Please give the data below again in full, exactly as it stands.

* start *

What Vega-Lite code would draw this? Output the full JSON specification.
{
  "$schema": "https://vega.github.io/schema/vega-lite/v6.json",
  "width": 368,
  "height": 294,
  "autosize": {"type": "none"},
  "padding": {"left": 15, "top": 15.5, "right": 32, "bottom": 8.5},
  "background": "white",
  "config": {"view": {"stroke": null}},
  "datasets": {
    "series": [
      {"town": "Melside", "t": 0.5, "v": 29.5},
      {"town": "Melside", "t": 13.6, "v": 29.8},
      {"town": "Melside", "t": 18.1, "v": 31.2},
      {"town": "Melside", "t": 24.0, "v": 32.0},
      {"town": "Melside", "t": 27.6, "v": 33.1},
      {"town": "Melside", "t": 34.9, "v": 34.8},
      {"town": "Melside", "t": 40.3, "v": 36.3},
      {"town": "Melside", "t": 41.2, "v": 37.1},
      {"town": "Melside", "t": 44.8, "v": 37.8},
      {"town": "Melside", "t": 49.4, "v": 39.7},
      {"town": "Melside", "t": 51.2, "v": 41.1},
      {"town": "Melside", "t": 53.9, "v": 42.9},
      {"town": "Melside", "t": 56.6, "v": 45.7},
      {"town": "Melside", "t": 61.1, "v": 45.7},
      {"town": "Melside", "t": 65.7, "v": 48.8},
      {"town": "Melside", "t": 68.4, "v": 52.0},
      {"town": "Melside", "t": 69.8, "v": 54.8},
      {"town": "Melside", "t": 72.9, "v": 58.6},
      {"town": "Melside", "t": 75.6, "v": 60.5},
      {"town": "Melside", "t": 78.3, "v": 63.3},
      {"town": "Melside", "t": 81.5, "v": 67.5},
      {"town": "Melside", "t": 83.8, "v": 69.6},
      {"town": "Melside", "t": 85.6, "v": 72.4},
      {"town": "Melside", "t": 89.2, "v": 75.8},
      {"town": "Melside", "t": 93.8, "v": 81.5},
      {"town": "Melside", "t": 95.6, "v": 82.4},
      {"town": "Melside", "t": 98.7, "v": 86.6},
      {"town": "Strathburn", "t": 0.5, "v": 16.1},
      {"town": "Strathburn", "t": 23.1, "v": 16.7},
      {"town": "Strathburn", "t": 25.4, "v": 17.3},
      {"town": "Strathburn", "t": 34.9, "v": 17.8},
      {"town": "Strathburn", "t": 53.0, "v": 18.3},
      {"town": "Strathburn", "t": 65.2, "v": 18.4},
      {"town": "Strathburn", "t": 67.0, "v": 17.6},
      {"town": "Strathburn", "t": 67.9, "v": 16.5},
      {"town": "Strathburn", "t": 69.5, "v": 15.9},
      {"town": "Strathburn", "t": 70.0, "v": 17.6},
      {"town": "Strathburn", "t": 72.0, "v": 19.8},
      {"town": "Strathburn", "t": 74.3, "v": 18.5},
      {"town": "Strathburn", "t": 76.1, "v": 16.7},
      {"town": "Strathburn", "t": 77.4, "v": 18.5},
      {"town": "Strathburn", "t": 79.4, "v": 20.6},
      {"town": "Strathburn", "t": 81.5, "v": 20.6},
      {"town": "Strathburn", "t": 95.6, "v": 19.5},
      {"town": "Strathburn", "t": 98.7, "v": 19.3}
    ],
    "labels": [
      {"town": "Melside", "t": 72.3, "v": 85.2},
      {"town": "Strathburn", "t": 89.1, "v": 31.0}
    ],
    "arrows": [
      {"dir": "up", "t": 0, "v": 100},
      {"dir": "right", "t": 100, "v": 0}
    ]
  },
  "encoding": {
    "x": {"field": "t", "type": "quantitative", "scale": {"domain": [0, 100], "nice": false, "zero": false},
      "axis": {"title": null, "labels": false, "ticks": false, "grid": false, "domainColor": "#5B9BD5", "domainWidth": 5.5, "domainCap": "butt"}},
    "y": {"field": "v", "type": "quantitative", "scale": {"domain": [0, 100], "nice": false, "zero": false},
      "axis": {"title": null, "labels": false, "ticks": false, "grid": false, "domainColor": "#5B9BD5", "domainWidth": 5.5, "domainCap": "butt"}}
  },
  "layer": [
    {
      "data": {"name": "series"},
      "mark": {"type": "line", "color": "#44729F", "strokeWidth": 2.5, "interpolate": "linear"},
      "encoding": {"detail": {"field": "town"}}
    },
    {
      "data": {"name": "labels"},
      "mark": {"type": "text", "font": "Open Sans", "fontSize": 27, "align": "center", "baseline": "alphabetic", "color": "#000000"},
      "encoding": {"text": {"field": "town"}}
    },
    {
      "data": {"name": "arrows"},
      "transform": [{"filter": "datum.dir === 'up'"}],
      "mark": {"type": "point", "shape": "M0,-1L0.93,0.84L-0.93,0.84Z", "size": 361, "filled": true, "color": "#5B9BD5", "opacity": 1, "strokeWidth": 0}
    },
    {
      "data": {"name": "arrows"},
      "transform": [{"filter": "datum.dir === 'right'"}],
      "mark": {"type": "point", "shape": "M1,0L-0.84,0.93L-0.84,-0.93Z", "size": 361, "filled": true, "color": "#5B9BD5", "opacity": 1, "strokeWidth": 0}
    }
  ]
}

* end *

## Answer to this task
What Vega-Lite code would draw this? Output the full JSON specification.
{
  "$schema": "https://vega.github.io/schema/vega-lite/v6.json",
  "width": 368,
  "height": 294,
  "autosize": {"type": "none"},
  "padding": {"left": 15, "top": 15.5, "right": 32, "bottom": 8.5},
  "background": "white",
  "config": {"view": {"stroke": null}},
  "datasets": {
    "series": [
      {"town": "Melside", "t": 0.5, "v": 29.5},
      {"town": "Melside", "t": 13.6, "v": 29.8},
      {"town": "Melside", "t": 18.1, "v": 31.2},
      {"town": "Melside", "t": 24.0, "v": 32.0},
      {"town": "Melside", "t": 27.6, "v": 33.1},
      {"town": "Melside", "t": 34.9, "v": 34.8},
      {"town": "Melside", "t": 40.3, "v": 36.3},
      {"town": "Melside", "t": 41.2, "v": 37.1},
      {"town": "Melside", "t": 44.8, "v": 37.8},
      {"town": "Melside", "t": 49.4, "v": 39.7},
      {"town": "Melside", "t": 51.2, "v": 41.1},
      {"town": "Melside", "t": 53.9, "v": 42.9},
      {"town": "Melside", "t": 56.6, "v": 45.7},
      {"town": "Melside", "t": 61.1, "v": 45.7},
      {"town": "Melside", "t": 65.7, "v": 48.8},
      {"town": "Melside", "t": 68.4, "v": 52.0},
      {"town": "Melside", "t": 69.8, "v": 54.8},
      {"town": "Melside", "t": 72.9, "v": 58.6},
      {"town": "Melside", "t": 75.6, "v": 60.5},
      {"town": "Melside", "t": 78.3, "v": 63.3},
      {"town": "Melside", "t": 81.5, "v": 67.5},
      {"town": "Melside", "t": 83.8, "v": 69.6},
      {"town": "Melside", "t": 85.6, "v": 72.4},
      {"town": "Melside", "t": 89.2, "v": 75.8},
      {"town": "Melside", "t": 93.8, "v": 81.5},
      {"town": "Melside", "t": 95.6, "v": 82.4},
      {"town": "Melside", "t": 98.7, "v": 86.6},
      {"town": "Strathburn", "t": 0.5, "v": 16.1},
      {"town": "Strathburn", "t": 23.1, "v": 16.7},
      {"town": "Strathburn", "t": 25.4, "v": 17.3},
      {"town": "Strathburn", "t": 34.9, "v": 17.8},
      {"town": "Strathburn", "t": 53.0, "v": 18.3},
      {"town": "Strathburn", "t": 65.2, "v": 18.4},
      {"town": "Strathburn", "t": 67.0, "v": 17.6},
      {"town": "Strathburn", "t": 67.9, "v": 16.5},
      {"town": "Strathburn", "t": 69.5, "v": 15.9},
      {"town": "Strathburn", "t": 70.0, "v": 17.6},
      {"town": "Strathburn", "t": 72.0, "v": 19.8},
      {"town": "Strathburn", "t": 74.3, "v": 18.5},
      {"town": "Strathburn", "t": 76.1, "v": 16.7},
      {"town": "Strathburn", "t": 77.4, "v": 18.5},
      {"town": "Strathburn", "t": 79.4, "v": 20.6},
      {"town": "Strathburn", "t": 81.5, "v": 20.6},
      {"town": "Strathburn", "t": 95.6, "v": 19.5},
      {"town": "Strathburn", "t": 98.7, "v": 19.3}
    ],
    "labels": [
      {"town": "Melside", "t": 72.3, "v": 85.2},
      {"town": "Strathburn", "t": 89.1, "v": 31.0}
    ],
    "arrows": [
      {"dir": "up", "t": 0, "v": 100},
      {"dir": "right", "t": 100, "v": 0}
    ]
  },
  "encoding": {
    "x": {"field": "t", "type": "quantitative", "scale": {"domain": [0, 100], "nice": false, "zero": false},
      "axis": {"title": null, "labels": false, "ticks": false, "grid": false, "domainColor": "#5B9BD5", "domainWidth": 5.5, "domainCap": "butt"}},
    "y": {"field": "v", "type": "quantitative", "scale": {"domain": [0, 100], "nice": false, "zero": false},
      "axis": {"title": null, "labels": false, "ticks": false, "grid": false, "domainColor": "#5B9BD5", "domainWidth": 5.5, "domainCap": "butt"}}
  },
  "layer": [
    {
      "data": {"name": "series"},
      "mark": {"type": "line", "color": "#44729F", "strokeWidth": 2.5, "interpolate": "linear"},
      "encoding": {"detail": {"field": "town"}}
    },
    {
      "data": {"name": "labels"},
      "mark": {"type": "text", "font": "Open Sans", "fontSize": 27, "align": "center", "baseline": "alphabetic", "color": "#000000"},
      "encoding": {"text": {"field": "town"}}
    },
    {
      "data": {"name": "arrows"},
      "transform": [{"filter": "datum.dir === 'up'"}],
      "mark": {"type": "point", "shape": "M0,-1L0.93,0.84L-0.93,0.84Z", "size": 361, "filled": true, "color": "#5B9BD5", "opacity": 1, "strokeWidth": 0}
    },
    {
      "data": {"name": "arrows"},
      "transform": [{"filter": "datum.dir === 'right'"}],
      "mark": {"type": "point", "shape": "M1,0L-0.84,0.93L-0.84,-0.93Z", "size": 361, "filled": true, "color": "#5B9BD5", "opacity": 1, "strokeWidth": 0}
    }
  ]
}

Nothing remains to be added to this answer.